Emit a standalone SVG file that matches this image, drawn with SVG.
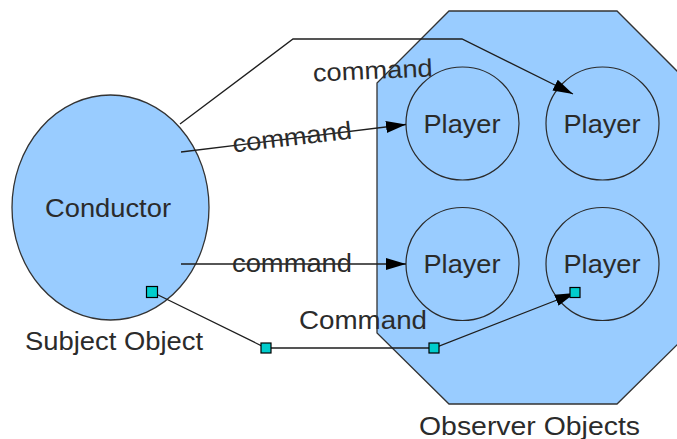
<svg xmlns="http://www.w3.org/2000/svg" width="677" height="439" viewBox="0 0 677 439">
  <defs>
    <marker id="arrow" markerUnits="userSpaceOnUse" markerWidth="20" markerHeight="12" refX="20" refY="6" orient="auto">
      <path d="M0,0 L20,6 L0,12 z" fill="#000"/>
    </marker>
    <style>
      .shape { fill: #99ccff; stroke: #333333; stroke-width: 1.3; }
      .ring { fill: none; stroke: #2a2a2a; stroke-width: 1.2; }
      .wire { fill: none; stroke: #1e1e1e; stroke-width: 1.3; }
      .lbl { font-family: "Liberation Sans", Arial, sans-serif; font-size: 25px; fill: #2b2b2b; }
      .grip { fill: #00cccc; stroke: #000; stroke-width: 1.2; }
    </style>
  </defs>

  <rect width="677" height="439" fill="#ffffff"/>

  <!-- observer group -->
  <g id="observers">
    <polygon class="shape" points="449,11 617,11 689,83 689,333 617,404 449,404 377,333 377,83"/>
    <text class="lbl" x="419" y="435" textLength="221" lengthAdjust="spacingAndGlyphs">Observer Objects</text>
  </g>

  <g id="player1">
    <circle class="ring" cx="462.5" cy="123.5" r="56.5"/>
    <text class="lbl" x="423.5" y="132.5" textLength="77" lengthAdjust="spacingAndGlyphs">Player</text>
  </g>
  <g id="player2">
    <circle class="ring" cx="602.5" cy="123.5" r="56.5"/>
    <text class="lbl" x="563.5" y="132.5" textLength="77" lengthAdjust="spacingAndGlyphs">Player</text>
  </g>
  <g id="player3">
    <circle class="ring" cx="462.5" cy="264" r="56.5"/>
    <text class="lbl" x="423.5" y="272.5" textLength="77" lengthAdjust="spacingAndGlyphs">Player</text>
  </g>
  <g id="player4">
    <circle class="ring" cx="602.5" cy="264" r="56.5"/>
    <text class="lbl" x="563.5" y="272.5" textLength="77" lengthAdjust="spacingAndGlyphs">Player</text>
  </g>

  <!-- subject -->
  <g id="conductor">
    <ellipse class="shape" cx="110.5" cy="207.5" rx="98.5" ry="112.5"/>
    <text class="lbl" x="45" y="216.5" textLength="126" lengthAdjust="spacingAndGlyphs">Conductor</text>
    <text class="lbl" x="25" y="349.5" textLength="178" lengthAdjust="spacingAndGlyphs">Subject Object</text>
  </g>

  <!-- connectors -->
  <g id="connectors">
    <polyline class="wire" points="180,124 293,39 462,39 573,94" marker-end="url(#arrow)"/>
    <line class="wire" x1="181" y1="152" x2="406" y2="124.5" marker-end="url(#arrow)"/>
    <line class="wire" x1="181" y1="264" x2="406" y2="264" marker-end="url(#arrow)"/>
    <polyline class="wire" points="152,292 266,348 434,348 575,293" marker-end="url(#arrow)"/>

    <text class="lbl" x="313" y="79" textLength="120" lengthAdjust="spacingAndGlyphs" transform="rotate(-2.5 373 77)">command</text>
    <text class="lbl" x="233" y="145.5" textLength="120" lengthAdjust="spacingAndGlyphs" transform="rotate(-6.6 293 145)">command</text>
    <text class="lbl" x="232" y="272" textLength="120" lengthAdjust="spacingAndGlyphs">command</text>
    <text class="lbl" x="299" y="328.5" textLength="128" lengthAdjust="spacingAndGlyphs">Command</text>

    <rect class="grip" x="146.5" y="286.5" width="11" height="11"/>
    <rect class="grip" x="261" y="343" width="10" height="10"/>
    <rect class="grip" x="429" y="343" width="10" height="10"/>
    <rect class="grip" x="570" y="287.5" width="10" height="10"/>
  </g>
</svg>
* * *
• [Given request]: Repeat the data exactly, excluding the pictures.

• [Answer to this problem]:
Emit a standalone SVG file that matches this image, drawn with SVG.
<svg xmlns="http://www.w3.org/2000/svg" width="677" height="439" viewBox="0 0 677 439">
  <defs>
    <marker id="arrow" markerUnits="userSpaceOnUse" markerWidth="20" markerHeight="12" refX="20" refY="6" orient="auto">
      <path d="M0,0 L20,6 L0,12 z" fill="#000"/>
    </marker>
    <style>
      .shape { fill: #99ccff; stroke: #333333; stroke-width: 1.3; }
      .ring { fill: none; stroke: #2a2a2a; stroke-width: 1.2; }
      .wire { fill: none; stroke: #1e1e1e; stroke-width: 1.3; }
      .lbl { font-family: "Liberation Sans", Arial, sans-serif; font-size: 25px; fill: #2b2b2b; }
      .grip { fill: #00cccc; stroke: #000; stroke-width: 1.2; }
    </style>
  </defs>

  <rect width="677" height="439" fill="#ffffff"/>

  <!-- observer group -->
  <g id="observers">
    <polygon class="shape" points="449,11 617,11 689,83 689,333 617,404 449,404 377,333 377,83"/>
    <text class="lbl" x="419" y="435" textLength="221" lengthAdjust="spacingAndGlyphs">Observer Objects</text>
  </g>

  <g id="player1">
    <circle class="ring" cx="462.5" cy="123.5" r="56.5"/>
    <text class="lbl" x="423.5" y="132.5" textLength="77" lengthAdjust="spacingAndGlyphs">Player</text>
  </g>
  <g id="player2">
    <circle class="ring" cx="602.5" cy="123.5" r="56.5"/>
    <text class="lbl" x="563.5" y="132.5" textLength="77" lengthAdjust="spacingAndGlyphs">Player</text>
  </g>
  <g id="player3">
    <circle class="ring" cx="462.5" cy="264" r="56.5"/>
    <text class="lbl" x="423.5" y="272.5" textLength="77" lengthAdjust="spacingAndGlyphs">Player</text>
  </g>
  <g id="player4">
    <circle class="ring" cx="602.5" cy="264" r="56.5"/>
    <text class="lbl" x="563.5" y="272.5" textLength="77" lengthAdjust="spacingAndGlyphs">Player</text>
  </g>

  <!-- subject -->
  <g id="conductor">
    <ellipse class="shape" cx="110.5" cy="207.5" rx="98.5" ry="112.5"/>
    <text class="lbl" x="45" y="216.5" textLength="126" lengthAdjust="spacingAndGlyphs">Conductor</text>
    <text class="lbl" x="25" y="349.5" textLength="178" lengthAdjust="spacingAndGlyphs">Subject Object</text>
  </g>

  <!-- connectors -->
  <g id="connectors">
    <polyline class="wire" points="180,124 293,39 462,39 573,94" marker-end="url(#arrow)"/>
    <line class="wire" x1="181" y1="152" x2="406" y2="124.5" marker-end="url(#arrow)"/>
    <line class="wire" x1="181" y1="264" x2="406" y2="264" marker-end="url(#arrow)"/>
    <polyline class="wire" points="152,292 266,348 434,348 575,293" marker-end="url(#arrow)"/>

    <text class="lbl" x="313" y="79" textLength="120" lengthAdjust="spacingAndGlyphs" transform="rotate(-2.5 373 77)">command</text>
    <text class="lbl" x="233" y="145.5" textLength="120" lengthAdjust="spacingAndGlyphs" transform="rotate(-6.6 293 145)">command</text>
    <text class="lbl" x="232" y="272" textLength="120" lengthAdjust="spacingAndGlyphs">command</text>
    <text class="lbl" x="299" y="328.5" textLength="128" lengthAdjust="spacingAndGlyphs">Command</text>

    <rect class="grip" x="146.5" y="286.5" width="11" height="11"/>
    <rect class="grip" x="261" y="343" width="10" height="10"/>
    <rect class="grip" x="429" y="343" width="10" height="10"/>
    <rect class="grip" x="570" y="287.5" width="10" height="10"/>
  </g>
</svg>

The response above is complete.